Whatever happens, we have to make music, perform and give concerts; this is something no-one can deprive us of, and this is what keeps us alive, if not in the physical sense, then morally.
The violinist Pawel Kochanski, wrote these encouraging if idealistic words to Szymanowski on the loss of his home, his lands and his possessions in the revolutionary upheavals of 1917. As a result of this the composer had no permanent home until 1930 and was even obliged to let this go in 1936 due to his constrained circumstances.
Despite this Szymanowski is honoured as the father of the great flowering of Polish music in the twentieth century and is the first of five Polish composers we shall celebrate in this Festival. Warsaw at the turn of the century was, by European standards, an isolated and backward musical centre. In the inter-war period, Szymanowski made a Herculean effort to transform this situation and destroyed his health in the process. Nowadays there is a flourishing contemporary music scene in Poland, though, apart from the big names like Lutoslawski, Penderecki and Górecki, most of the composers remain unknown in the West.
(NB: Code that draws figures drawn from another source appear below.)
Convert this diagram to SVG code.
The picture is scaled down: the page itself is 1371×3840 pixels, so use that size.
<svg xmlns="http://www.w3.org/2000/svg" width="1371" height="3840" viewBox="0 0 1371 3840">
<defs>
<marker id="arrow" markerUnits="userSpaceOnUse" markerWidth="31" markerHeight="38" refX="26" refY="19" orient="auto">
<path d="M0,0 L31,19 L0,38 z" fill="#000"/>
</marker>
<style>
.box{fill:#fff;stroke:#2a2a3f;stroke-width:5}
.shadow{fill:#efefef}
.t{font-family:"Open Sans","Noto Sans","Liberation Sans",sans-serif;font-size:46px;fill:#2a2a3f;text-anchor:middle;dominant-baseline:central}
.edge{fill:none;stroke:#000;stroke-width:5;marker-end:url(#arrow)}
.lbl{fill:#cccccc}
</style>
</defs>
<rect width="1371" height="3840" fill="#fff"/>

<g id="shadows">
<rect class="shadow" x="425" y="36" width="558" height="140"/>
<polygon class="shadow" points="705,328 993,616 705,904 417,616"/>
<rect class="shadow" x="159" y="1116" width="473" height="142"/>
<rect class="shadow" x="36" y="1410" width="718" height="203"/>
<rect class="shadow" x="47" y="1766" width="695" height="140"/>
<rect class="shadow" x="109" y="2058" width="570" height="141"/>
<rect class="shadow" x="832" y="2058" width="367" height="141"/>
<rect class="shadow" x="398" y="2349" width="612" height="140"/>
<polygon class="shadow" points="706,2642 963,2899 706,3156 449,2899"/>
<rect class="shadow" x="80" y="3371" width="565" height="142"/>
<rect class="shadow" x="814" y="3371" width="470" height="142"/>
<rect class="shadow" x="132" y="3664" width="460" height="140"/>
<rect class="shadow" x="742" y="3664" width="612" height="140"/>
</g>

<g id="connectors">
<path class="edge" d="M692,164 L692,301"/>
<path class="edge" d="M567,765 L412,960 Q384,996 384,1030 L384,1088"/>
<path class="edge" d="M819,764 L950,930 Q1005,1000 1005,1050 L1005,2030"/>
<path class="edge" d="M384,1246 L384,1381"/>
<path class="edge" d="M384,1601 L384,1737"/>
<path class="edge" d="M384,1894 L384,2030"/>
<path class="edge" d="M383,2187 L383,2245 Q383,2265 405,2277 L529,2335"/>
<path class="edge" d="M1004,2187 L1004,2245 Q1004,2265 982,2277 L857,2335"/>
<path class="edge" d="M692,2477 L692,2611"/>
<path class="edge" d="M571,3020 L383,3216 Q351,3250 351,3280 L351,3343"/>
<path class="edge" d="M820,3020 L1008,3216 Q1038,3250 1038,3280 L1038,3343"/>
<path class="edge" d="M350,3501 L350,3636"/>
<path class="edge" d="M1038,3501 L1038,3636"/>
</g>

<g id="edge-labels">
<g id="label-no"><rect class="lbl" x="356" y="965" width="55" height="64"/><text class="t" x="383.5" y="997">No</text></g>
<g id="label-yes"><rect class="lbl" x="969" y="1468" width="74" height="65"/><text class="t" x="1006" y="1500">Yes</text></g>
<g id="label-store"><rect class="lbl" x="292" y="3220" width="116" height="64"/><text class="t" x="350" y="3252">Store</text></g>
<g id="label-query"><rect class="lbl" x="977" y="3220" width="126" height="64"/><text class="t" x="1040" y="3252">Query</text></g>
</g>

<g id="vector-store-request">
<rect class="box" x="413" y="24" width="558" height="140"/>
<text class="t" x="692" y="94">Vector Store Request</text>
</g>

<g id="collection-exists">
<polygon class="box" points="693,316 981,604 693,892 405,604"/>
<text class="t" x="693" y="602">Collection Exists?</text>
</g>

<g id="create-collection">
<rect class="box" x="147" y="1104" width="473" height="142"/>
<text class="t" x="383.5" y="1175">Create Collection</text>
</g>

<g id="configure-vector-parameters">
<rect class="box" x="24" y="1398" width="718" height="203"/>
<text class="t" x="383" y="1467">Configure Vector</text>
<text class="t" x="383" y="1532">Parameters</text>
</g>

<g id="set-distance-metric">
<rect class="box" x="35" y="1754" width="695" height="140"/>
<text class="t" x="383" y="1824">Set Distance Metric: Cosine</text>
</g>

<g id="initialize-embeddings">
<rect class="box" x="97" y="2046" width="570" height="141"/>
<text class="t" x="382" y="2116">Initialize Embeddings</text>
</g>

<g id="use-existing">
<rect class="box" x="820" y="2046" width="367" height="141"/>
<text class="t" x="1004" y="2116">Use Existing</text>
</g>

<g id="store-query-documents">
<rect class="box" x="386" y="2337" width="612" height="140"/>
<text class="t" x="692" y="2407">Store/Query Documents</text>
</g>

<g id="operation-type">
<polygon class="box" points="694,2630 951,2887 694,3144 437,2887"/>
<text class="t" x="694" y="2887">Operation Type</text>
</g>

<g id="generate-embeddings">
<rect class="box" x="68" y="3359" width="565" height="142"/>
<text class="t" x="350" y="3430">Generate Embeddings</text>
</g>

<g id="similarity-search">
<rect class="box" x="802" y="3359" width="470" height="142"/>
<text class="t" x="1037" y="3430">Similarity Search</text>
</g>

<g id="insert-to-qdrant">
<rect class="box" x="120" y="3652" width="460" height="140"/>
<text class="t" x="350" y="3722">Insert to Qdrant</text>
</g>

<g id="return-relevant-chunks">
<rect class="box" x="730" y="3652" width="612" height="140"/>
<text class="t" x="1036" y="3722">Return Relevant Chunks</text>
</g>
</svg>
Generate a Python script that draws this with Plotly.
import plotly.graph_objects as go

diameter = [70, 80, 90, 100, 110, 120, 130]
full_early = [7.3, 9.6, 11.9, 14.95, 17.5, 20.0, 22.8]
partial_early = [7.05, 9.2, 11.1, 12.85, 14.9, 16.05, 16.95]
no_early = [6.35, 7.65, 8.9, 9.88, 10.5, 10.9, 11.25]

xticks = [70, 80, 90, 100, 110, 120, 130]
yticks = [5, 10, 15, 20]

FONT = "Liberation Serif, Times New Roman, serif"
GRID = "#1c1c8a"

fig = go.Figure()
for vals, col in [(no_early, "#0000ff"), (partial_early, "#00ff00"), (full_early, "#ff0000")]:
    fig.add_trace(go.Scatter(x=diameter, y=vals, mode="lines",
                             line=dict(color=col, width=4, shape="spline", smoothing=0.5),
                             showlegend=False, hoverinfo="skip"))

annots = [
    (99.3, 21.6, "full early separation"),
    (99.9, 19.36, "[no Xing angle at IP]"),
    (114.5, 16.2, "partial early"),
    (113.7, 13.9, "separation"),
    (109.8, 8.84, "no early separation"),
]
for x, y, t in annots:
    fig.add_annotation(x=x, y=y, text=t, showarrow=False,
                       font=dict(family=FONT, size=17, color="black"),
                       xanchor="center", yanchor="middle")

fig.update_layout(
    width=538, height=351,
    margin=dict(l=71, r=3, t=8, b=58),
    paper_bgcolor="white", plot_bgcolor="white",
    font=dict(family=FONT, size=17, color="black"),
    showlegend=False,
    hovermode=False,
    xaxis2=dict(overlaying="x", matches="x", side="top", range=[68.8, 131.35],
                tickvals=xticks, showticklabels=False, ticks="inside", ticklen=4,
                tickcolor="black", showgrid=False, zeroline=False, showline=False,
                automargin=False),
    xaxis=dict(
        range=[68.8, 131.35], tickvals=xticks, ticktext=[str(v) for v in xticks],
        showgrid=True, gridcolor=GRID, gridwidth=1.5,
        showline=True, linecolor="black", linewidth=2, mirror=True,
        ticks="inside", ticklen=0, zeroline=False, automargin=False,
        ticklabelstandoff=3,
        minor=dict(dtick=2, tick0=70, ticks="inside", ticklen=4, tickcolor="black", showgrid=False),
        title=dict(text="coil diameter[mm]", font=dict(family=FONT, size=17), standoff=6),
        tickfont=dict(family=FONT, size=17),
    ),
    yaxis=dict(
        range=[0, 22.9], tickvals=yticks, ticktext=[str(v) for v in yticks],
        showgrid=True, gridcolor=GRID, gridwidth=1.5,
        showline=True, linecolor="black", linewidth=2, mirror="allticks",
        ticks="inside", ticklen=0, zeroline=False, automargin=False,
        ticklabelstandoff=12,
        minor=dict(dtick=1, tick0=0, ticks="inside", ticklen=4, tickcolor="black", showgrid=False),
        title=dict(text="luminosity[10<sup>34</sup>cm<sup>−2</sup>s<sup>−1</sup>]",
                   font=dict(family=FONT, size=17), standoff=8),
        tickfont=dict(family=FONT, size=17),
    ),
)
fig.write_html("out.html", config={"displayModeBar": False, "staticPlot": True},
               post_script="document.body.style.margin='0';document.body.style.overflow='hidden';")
Szymanowski had a passion for the exotic; his interests embraced the life and arts of cultures from the Tatra mountains to Persian love-songs and Greek mythology. Two-thirds of his works were settings of or reaction to literary texts; the quartets, however, can be called abstract works with no literary sub-text. The war saw his music move from a late-romantic style, as in the Violin Sonata, to a new colouristic approach to sound, strongly influenced by the music of Debussy, Stravinsky and Scriabin.
The First Quartet opens with an other-worldly slow introduction, which seems to appear from nowhere but clearly announces this will be no ordinary quartet. The first theme is melancholic and inward looking, whereas the second one is fervent and sensuous, leading to a movement full of conflicting emotions. The slow movement is marked Andante semplice – in modo d’una canzone and from the opening bar it resounds with a song-like lyricism full of exquisite colouring. During this period of extreme hardship, Szymanowski took refuge in writing a long novel as a solace and sweet remembrance of things past, in order to exorcise the black pit of an endless succession of days, weeks, months spent amidst the most atrocious external conditions by a magic vision of Italy. This slow movement has something of that atmosphere of a dream of a perfection that is far away and out of reach. The composer had planned a fugal finale in a four-movement structure, but he never wrote it. So the work concludes with the scherzo, a strange mixture of boisterous vitality and grotesque irony, curiously prophetic of Shostakovich.